Though I’d never seen the movie before, The Adventures of Ichabod and Mr. Toad wasn’t an entirely new experience for me; years ago, I was able to check out The Legend of Sleepy Hollow when it played on TV. That said, I was very impressed by Disney’s take on The Wind in the Willows, which is a lively tale with likable characters and a few exciting situations (a late sequence, where the four friends try to get the deed back from the weasels, is a lot of fun). The Legend of Sleepy Hollow, on the other hand, doesn’t hold up quite as well.
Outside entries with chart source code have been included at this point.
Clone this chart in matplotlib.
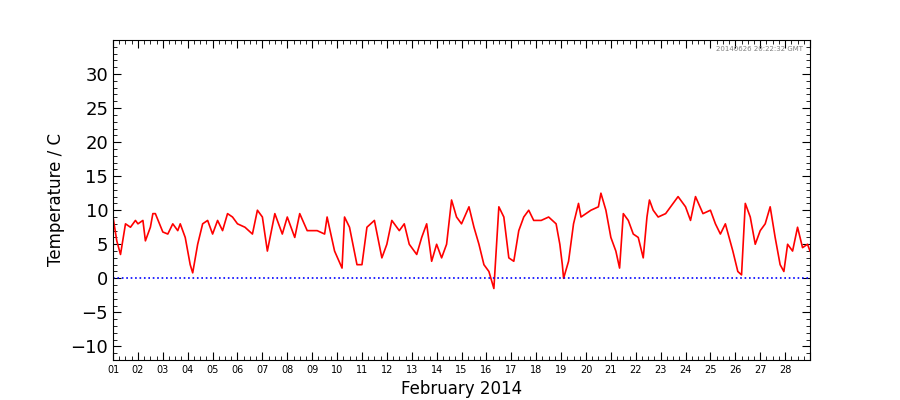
import matplotlib
matplotlib.use("Agg")
import matplotlib.pyplot as plt
import matplotlib.dates as mdates
import numpy as np
import datetime as dt

# day-of-month (fractional) and temperature
days = [1.0, 1.15, 1.3, 1.5, 1.7, 1.9, 2.0, 2.2, 2.3, 2.5, 2.6, 2.7, 3.0, 3.2, 3.4, 3.6, 3.7,
        3.9, 4.1, 4.2, 4.4, 4.6, 4.8, 5.0, 5.2, 5.4, 5.6, 5.8, 6.0, 6.3, 6.6, 6.8, 7.0,
        7.2, 7.5, 7.8, 8.0, 8.3, 8.5, 8.8, 9.2, 9.5, 9.6, 9.9, 10.2, 10.3, 10.5, 10.8,
        11.0, 11.2, 11.5, 11.8, 12.0, 12.2, 12.5, 12.7, 12.9, 13.2, 13.4, 13.6, 13.8,
        14.0, 14.2, 14.4, 14.6, 14.8, 15.0, 15.3, 15.5, 15.7, 15.9, 16.1, 16.3, 16.5,
        16.7, 16.9, 17.1, 17.3, 17.5, 17.7, 17.9, 18.2, 18.5, 18.8, 18.95, 19.05, 19.1,
        19.3, 19.5, 19.7, 19.8, 20.2, 20.5, 20.6, 20.8, 21.0, 21.1, 21.2, 21.35, 21.5,
        21.7, 21.9, 22.1, 22.3, 22.45, 22.55, 22.7, 22.9, 23.2, 23.5, 23.7, 24.0, 24.2,
        24.4, 24.7, 25.0, 25.2, 25.4, 25.6, 25.9, 26.1, 26.25, 26.4, 26.6, 26.8, 27.0,
        27.2, 27.4, 27.6, 27.8, 27.95, 28.1, 28.3, 28.5, 28.7, 28.9, 29.0]
temps = [9.0, 5.5, 3.5, 8.0, 7.5, 8.5, 8.0, 8.5, 5.5, 7.5, 9.5, 9.5, 6.8, 6.5, 8.0, 7.0, 8.0,
         6.0, 2.0, 0.8, 5.0, 8.0, 8.5, 6.5, 8.5, 7.0, 9.5, 9.0, 8.0, 7.5, 6.5, 10.0, 9.0,
         4.0, 9.5, 6.5, 9.0, 6.0, 9.5, 7.0, 7.0, 6.5, 9.0, 4.0, 1.5, 9.0, 7.5, 2.0,
         2.0, 7.5, 8.5, 3.0, 5.0, 8.5, 7.0, 8.0, 5.0, 3.5, 6.0, 8.0, 2.5,
         5.0, 3.0, 5.0, 11.5, 9.0, 8.0, 10.5, 7.5, 5.0, 2.0, 1.0, -1.5, 10.5,
         9.0, 3.0, 2.5, 7.0, 9.0, 10.0, 8.5, 8.5, 9.0, 8.0, 5.0, 2.0, 0.0,
         2.5, 8.0, 11.0, 9.0, 10.0, 10.5, 12.5, 10.0, 6.0, 5.0, 4.0, 1.5, 9.5,
         8.5, 6.5, 6.0, 3.0, 9.0, 11.5, 10.0, 9.0, 9.5, 11.0, 12.0, 10.5, 8.5,
         12.0, 9.5, 10.0, 8.0, 6.5, 8.0, 4.0, 1.0, 0.5, 11.0, 9.0, 5.0, 7.0,
         8.0, 10.5, 6.0, 2.0, 1.0, 5.0, 4.0, 7.5, 4.5, 5.0, 4.0]

start = dt.datetime(2014, 2, 1)
times = [start + dt.timedelta(days=d - 1) for d in days]

fig = plt.figure(figsize=(9, 4), dpi=100)
ax = fig.add_axes([0.1256, 0.1, 0.7744, 0.8])
ax.plot(times, temps, color="red", linewidth=1.2)
ax.axhline(0, color="blue", linestyle=":", linewidth=1.2)

ax.set_xlim(start, dt.datetime(2014, 3, 1))
ax.set_ylim(-12, 35)
ax.xaxis.set_major_locator(mdates.DayLocator())
ax.xaxis.set_major_formatter(mdates.DateFormatter("%d"))
ax.xaxis.set_minor_locator(mdates.HourLocator(byhour=[6, 12, 18]))
ax.set_yticks(np.arange(-10, 35, 5))
ax.set_yticks(np.arange(-12, 36, 1), minor=True)
ax.tick_params(axis="x", labelsize=7)
ax.tick_params(axis="y", labelsize=13)
ax.tick_params(which="both", direction="in", top=True, right=True)
ax.tick_params(which="major", length=6)
ax.tick_params(which="minor", length=3)
for lbl in ax.get_xticklabels()[-1:]:
    lbl.set_visible(False)

ax.set_xlabel("February 2014", fontsize=12)
ax.set_ylabel("Temperature / C", fontsize=12)
ax.text(0.99, 0.98, "20140626 20:22:32 GMT", transform=ax.transAxes,
        ha="right", va="top", fontsize=5, color="gray")

fig.savefig("out.png", dpi=100)
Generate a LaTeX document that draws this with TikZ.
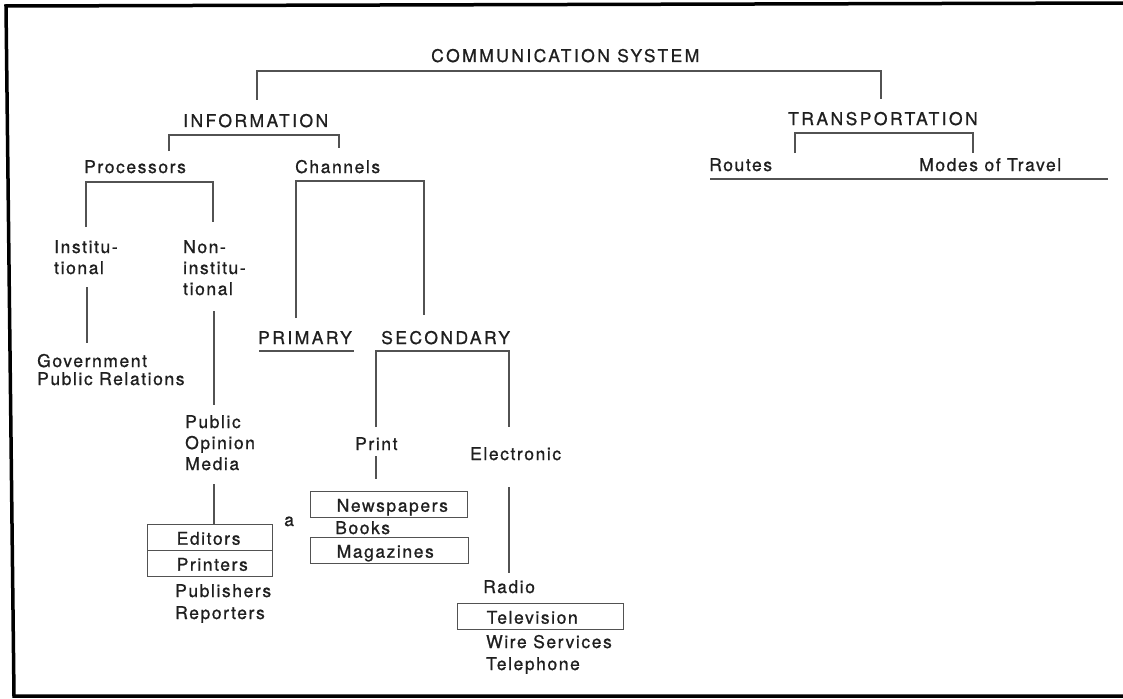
\documentclass[tikz,border=0pt]{standalone}
\usepackage{fontspec}
\setmainfont{TeX Gyre Heros}[LetterSpace=9, FakeBold=0.9]
\newfontfamily\capsfont{TeX Gyre Heros}[LetterSpace=14, FakeBold=0.9]
\newcommand{\inbox}[3]{\makebox[#1pt][l]{\hspace*{#2pt}#3}}
\newcommand{\stack}[1]{\begin{tabular}[t]{@{}l@{}}#1\end{tabular}}

\tikzset{
  lbl/.style={anchor=base west, inner sep=0pt, text=black!88},
  head/.style={lbl, font=\fontsize{17.5}{21}\selectfont\capsfont},
  link/.style={draw=black!68, line width=1.4pt},
  boxed/.style={draw=black!68, line width=1.4pt, anchor=north west,
    inner xsep=0pt, inner ysep=0pt, text height=16pt, text depth=2pt,
    minimum height=26pt, text=black!88},
  frame/.style={draw=black, line width=3.5pt, line join=miter}
}

\begin{document}
\begin{tikzpicture}[x=1pt, y=-1pt, font=\fontsize{17.5}{21}\selectfont]
\useasboundingbox (0,0) rectangle (1123,698);

% outer frame (open on the right)
\draw[frame] (1130,3) -- (6,6) -- (14,696) -- (1130,696);

% headings
\node[head] (comm) at (431,62) {COMMUNICATION SYSTEM};
\node[head] (info) at (183,127) {INFORMATION};
\node[head] (trans) at (788,125) {TRANSPORTATION};
\node[head] (primary) at (258,344) {PRIMARY};
\node[head] (secondary) at (381,344) {SECONDARY};

% labels
\node[lbl] (proc) at (84,173) {Processors};
\node[lbl] (chan) at (295,173) {Channels};
\node[lbl] (routes) at (709,171) {Routes};
\node[lbl] (modes) at (919,171) {Modes of Travel};
\node[lbl] (inst) at (54,253) {\stack{Institu-\\tional}};
\node[lbl] (noninst) at (183,253) {\stack{Non-\\institu-\\tional}};
\node[lbl] (govt) at (37,367) {\stack{Government\\[-3pt]Public Relations}};
\node[lbl] (pom) at (185,428) {\stack{Public\\Opinion\\Media}};
\node[lbl] (print) at (355,450) {Print};
\node[lbl] (elec) at (470,460) {Electronic};
\node[lbl] (books) at (335,534) {Books};
\node[lbl] (a) at (284,526) {a};
\node[lbl] (pubrep) at (175,597) {\stack{Publishers\\[1pt]Reporters}};
\node[lbl] (radio) at (483,593) {Radio};
\node[lbl] (wire) at (486,648) {\stack{Wire Services\\[1pt]Telephone}};

% boxed items
\node[boxed] (editors) at (147,524) {\inbox{125}{29}{Editors}};
\node[boxed] (printers) at (147,550) {\inbox{125}{29}{Printers}};
\node[boxed] (newsp) at (310,491) {\inbox{157}{26}{Newspapers}};
\node[boxed] (mags) at (310,537) {\inbox{158}{26}{Magazines}};
\node[boxed] (tv) at (457,603) {\inbox{166}{29}{Television}};

% bracket ends
\coordinate (c-l) at (257,100);  \coordinate (c-bar) at (566,71);  \coordinate (c-r) at (881,99);
\coordinate (i-l) at (169,151);  \coordinate (i-bar) at (255,135); \coordinate (i-r) at (339,148);
\coordinate (t-l) at (795,153);  \coordinate (t-bar) at (880,133); \coordinate (t-r) at (973,153);
\coordinate (p-l) at (86,227);   \coordinate (p-bar) at (150,182); \coordinate (p-r) at (213,222);
\coordinate (ch-l) at (296,318); \coordinate (ch-bar) at (360,181);\coordinate (ch-r) at (424,315);
\coordinate (s-l) at (376,427);  \coordinate (s-bar) at (443,351); \coordinate (s-r) at (509,427);
\coordinate (rm-l) at (710,179); \coordinate (rm-r) at (1108,179);
\coordinate (pr-l) at (259,351); \coordinate (pr-r) at (354,351);
\coordinate (in-t) at (87,287);  \coordinate (in-b) at (87,343);
\coordinate (ni-t) at (214,311); \coordinate (ni-b) at (214,405);
\coordinate (pt-t) at (376,456); \coordinate (pt-b) at (376,479);
\coordinate (el-t) at (509,487); \coordinate (el-b) at (509,573);
\coordinate (md-t) at (214,484);

% connectors
\draw[link] (c-l) |- (c-bar) -| (c-r);
\draw[link] (i-l) |- (i-bar) -| (i-r);
\draw[link] (t-l) |- (t-bar) -| (t-r);
\draw[link] (p-l) |- (p-bar) -| (p-r);
\draw[link] (ch-l) |- (ch-bar) -| (ch-r);
\draw[link] (s-l) |- (s-bar) -| (s-r);
\draw[link] (rm-l) -- (rm-r);
\draw[link] (pr-l) -- (pr-r);
\draw[link] (in-t) -- (in-b);
\draw[link] (ni-t) -- (ni-b);
\draw[link] (pt-t) -- (pt-b);
\draw[link] (el-t) -- (el-b);
\draw[link] (md-t) -- (md-t |- editors.north);
\end{tikzpicture}
\end{document}
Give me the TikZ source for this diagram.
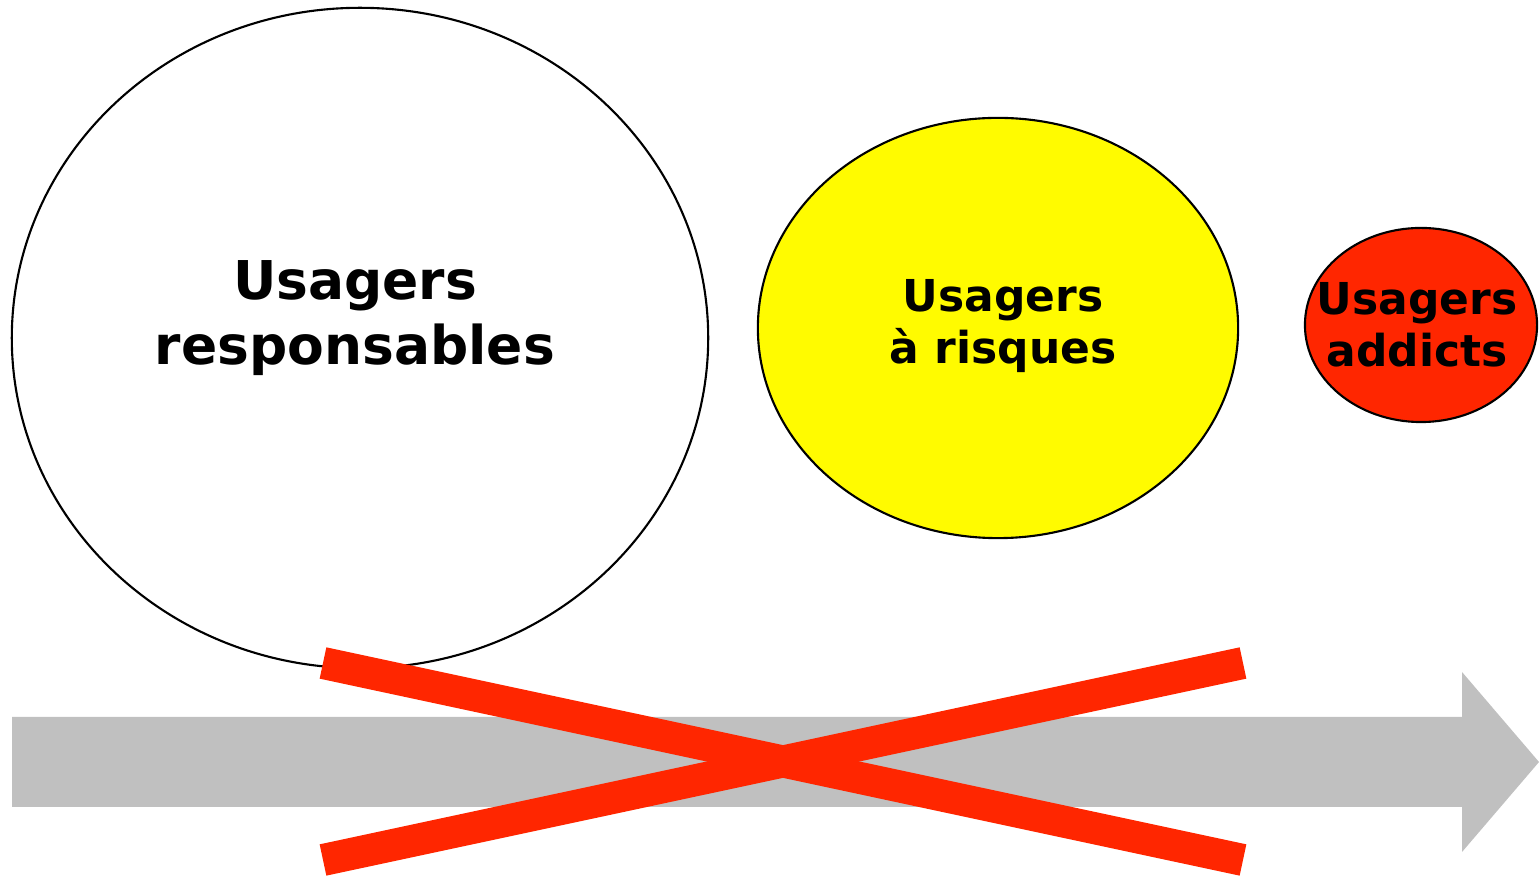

The middle portion of the short drags terribly, and not even the smooth sounds of Bing Crosby singing songs like “The Headless Horseman” ("Now, ghosts are bad, but the one that's cursed... is the Headless Horseman, he's the worst") can save it. The moment Ichabod Crane rides into that forest at night, however, The Legend of Sleepy Hollow springs to life in a big way, providing more thrills (and scares) than we’re used to seeing in a Disney film. This sequence alone makes The Adventures of Ichabod and Mr. Toad a worthwhile experience, but combine it with the breezy entertainment of The Wind in the Willows and you have a lesser-known Disney effort that deserves a much wider audience.